Instructions for the task -
Identify the lines bearing the string "matplotlib" and gather them.
===============
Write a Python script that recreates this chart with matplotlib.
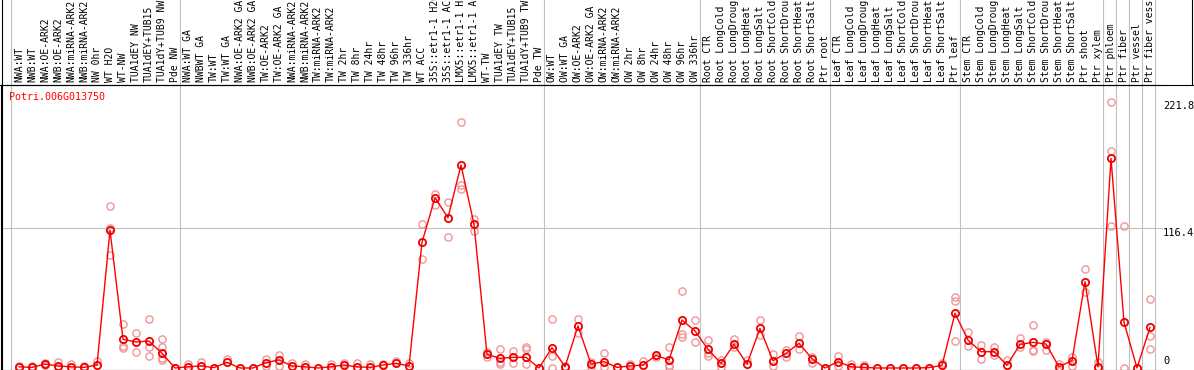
import matplotlib
matplotlib.use("Agg")
import matplotlib.pyplot as plt
from matplotlib.lines import Line2D
import matplotlib.transforms as mtransforms

gene = "Potri.006G013750"

labels = [
    "NWA:WT", "NWB:WT", "NWA:OE-ARK2", "NWB:OE-ARK2", "NWA:miRNA-ARK2", "NWB:miRNA-ARK2",
    "NW 0hr", "WT H2O", "WT-NW", "TUA1dEY NW", "TUA1dEY+TUB15", "TUA1dY+TUB9 NW", "Pde NW",
    "NWA:WT GA", "NWBWT GA", "TW:WT", "TW:WT GA", "NWA:OE-ARK2 GA", "NWB:OE-ARK2 GA",
    "TW:OE-ARK2", "TW:OE-ARK2 GA", "NWA:miRNA-ARK2", "NWB:miRNA-ARK2", "TW:miRNA-ARK2",
    "TW:miRNA-ARK2", "TW 2hr", "TW 8hr", "TW 24hr", "TW 48hr", "TW 96hr", "TW 336hr",
    "WT ACC", "35S::etr1-1 H2O", "35S::etr1-1 ACC", "LMX5::etr1-1 H2O", "LMX5::etr1-1 ACC",
    "WT-TW", "TUA1dEY TW", "TUA1dEY+TUB15", "TUA1dY+TUB9 TW", "Pde TW",
    "OW:WT", "OW:WT GA", "OW:OE-ARK2", "OW:OE-ARK2 GA", "OW:miRNA-ARK2", "OW:miRNA-ARK2",
    "OW 2hr", "OW 8hr", "OW 24hr", "OW 48hr", "OW 96hr", "OW 336hr",
    "Root CTR", "Root LongCold", "Root LongDrought", "Root LongHeat", "Root LongSalt",
    "Root ShortCold", "Root ShortDrought", "Root ShortHeat", "Root ShortSalt", "Ptr root",
    "Leaf CTR", "Leaf LongCold", "Leaf LongDrought", "Leaf LongHeat", "Leaf LongSalt",
    "Leaf ShortCold", "Leaf ShortDrought", "Leaf ShortHeat", "Leaf ShortSalt", "Ptr leaf",
    "Stem CTR", "Stem LongCold", "Stem LongDrought", "Stem LongHeat", "Stem LongSalt",
    "Stem ShortCold", "Stem ShortDrought", "Stem ShortHeat", "Stem ShortSalt",
    "Ptr shoot", "Ptr xylem", "Ptr phloem", "Ptr fiber", "Ptr vessel", "Ptr fiber vessel",
]

means = [
    1, 0.5, 3.3, 1.7, 1, 0.5, 2.5, 115, 24, 21.7, 22.5, 12.2, 0,
    1, 1.7, 0.3, 4.7, 0, 0, 4.5, 6.7, 1.7, 1, 0, 1, 2.5, 1, 0.5, 2.5, 3.9, 1.7,
    104.8, 142, 125.3, 169.3, 119.8, 11.4, 8, 8.9, 8.9, 0,
    17, 1, 35, 3.3, 5.3, 0.5, 1.7, 2.5, 10.5, 6.7, 40, 30.9,
    15.5, 3.9, 19.7, 3.3, 33, 6.1, 12.2, 20.6, 7.8, 0,
    5.3, 1, 0.5, 0, 0, 0, 0, 0.3, 2.2, 45.6,
    23.3, 13.6, 13.6, 2.2, 19.7, 21.4, 20, 1, 6.1, 72, 1,
    174.8, 38.1, 0, 33.9,
]

replicates = [
    [1, 1.5], [2], [4, 2.5], [5.3, 1], [3.5], [1.5], [6], [135, 117, 94],
    [36.7, 18.3, 16.4], [28.9, 13.3], [40.8, 17.2, 10], [23.9, 17.2, 8, 6.5], [0],
    [3], [5.3], [], [7.5], [], [], [7.5, 1.5], [10.8, 2], [4.5], [3.3], [], [3.3],
    [4.5], [4.5], [3.2], [3], [6], [4.5],
    [119.8, 90.6], [145, 136], [138.4, 109.2], [204.8, 153, 149], [124.2, 114.5],
    [13.3, 9.5], [16.1, 5.3, 3.3], [14.5, 4.5], [17.8, 15.5, 3.3], [],
    [40.8, 10.3, 0], [2], [40.8, 29.5], [5.3, 1], [12.2, 0.5], [], [3.3], [6], [9.5],
    [17.2, 2.5, 0.5], [64.2, 28.3, 25.6], [40, 21.4],
    [23.3, 12.2, 10], [6.7, 1], [24, 17.2], [6.7], [40, 27.5], [11.4, 1.7], [15, 9.5],
    [26.7, 16], [9.5, 3.9], [],
    [10, 1.7], [3.3], [2.2], [], [], [], [], [], [4.5], [59.5, 56.2, 22.5],
    [29.7, 18.3], [18.9, 7.8], [17.5, 11], [6.7], [24.7, 17.2], [35.8, 15, 14],
    [21.5, 15], [3.3], [8.9, 1.7], [82.3, 63.6], [5.3, 0],
    [221.8, 181, 118.4], [118.4, 0], [], [57.3, 26.9, 15.6],
]

group_starts = [0, 13, 41, 53, 63, 73, 84, 85, 86, 87, 88]
ytick_values = [221.8, 116.4, 0]

W, H = 1194, 370
fig = plt.figure(figsize=(W / 100, H / 100), dpi=100)
ax_left, ax_right, ax_top, ax_bottom = 1, 1160, 85, 369.5
ax = fig.add_axes([ax_left / W, (H - ax_bottom) / H,
                   (ax_right - ax_left) / W, (ax_bottom - ax_top) / H])

x = list(range(len(means)))
ax.set_xlim((ax_left - 19) / 13, (ax_right - 19) / 13)
yscale = 1.1993
ax.set_ylim(-(ax_bottom - 368) / yscale, (368 - ax_top) / yscale)

grey = "#c0c0c0"
axes_h = ax_bottom - ax_top
for s in group_starts:
    ax.axvline(s - 0.62, ymin=0, ymax=(ax_bottom) / axes_h + 0.01,
               color=grey, lw=0.8, clip_on=False, zorder=0.5)
ax.axhline(ytick_values[1], xmin=0, xmax=(1162 - ax_left) / (ax_right - ax_left),
           color=grey, lw=0.8, clip_on=False, zorder=0.5)

rx, ry = [], []
for i, reps in enumerate(replicates):
    for v in reps:
        rx.append(i)
        ry.append(v)
ax.plot(rx, ry, linestyle="none", marker="o", markersize=5.2,
        markerfacecolor="none", markeredgecolor="#f09696", markeredgewidth=1.0,
        zorder=2, clip_on=False)
ax.plot(x, means, color="#ff0000", lw=1.0, marker="o", markersize=5.2,
        markerfacecolor="none", markeredgecolor="#ee0000", markeredgewidth=1.3,
        zorder=3, clip_on=False)

for sp in ["right"]:
    ax.spines[sp].set_visible(False)
for sp in ["left", "bottom", "top"]:
    ax.spines[sp].set_color("black")
    ax.spines[sp].set_linewidth(0.8)
ax.set_xticks([])
ax.set_yticks([])
ax.patch.set_alpha(0)

mono = "DejaVu Sans Mono"
trans = mtransforms.blended_transform_factory(ax.transData, ax.transAxes)
for i, lab in enumerate(labels):
    ax.text(i, 1 + 2.5 / axes_h, lab, rotation=90, ha="center", va="bottom",
            family=mono, fontsize=7, color="black", transform=trans, clip_on=False)

ytrans = mtransforms.blended_transform_factory(ax.transAxes, ax.transData)
xt = (1163 - ax_left) / (ax_right - ax_left)
ax.text(xt, ytick_values[0] + 1, f"{ytick_values[0]:g}", ha="left", va="top",
        family=mono, fontsize=7.5, transform=ytrans, clip_on=False)
ax.text(xt, ytick_values[1], f"{ytick_values[1]:g}", ha="left", va="top",
        family=mono, fontsize=7.5, transform=ytrans, clip_on=False)
ax.text(xt, 1.5, f"{ytick_values[2]:g}", ha="left", va="bottom",
        family=mono, fontsize=7.5, transform=ytrans, clip_on=False)

fig.text(9 / W, 1 - 92 / H, gene, color="red", family=mono, fontsize=7.2,
         ha="left", va="top")

# frame lines of the label area
yl = 1 - 85 / H
fig.add_artist(Line2D([0, 1], [yl, yl], color="black", lw=0.8, transform=fig.transFigure))
fig.add_artist(Line2D([1.5 / W, 1.5 / W], [0, 1], color="black", lw=0.8, transform=fig.transFigure))
fig.add_artist(Line2D([1192 / W, 1192 / W], [yl, 1], color="black", lw=0.8, transform=fig.transFigure))

fig.savefig("out.png", dpi=100, facecolor="white")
===============
Exercise response -
Write a Python script that recreates this chart with matplotlib.
import matplotlib
matplotlib.use("Agg")
import matplotlib.pyplot as plt
from matplotlib.lines import Line2D
import matplotlib.transforms as mtransforms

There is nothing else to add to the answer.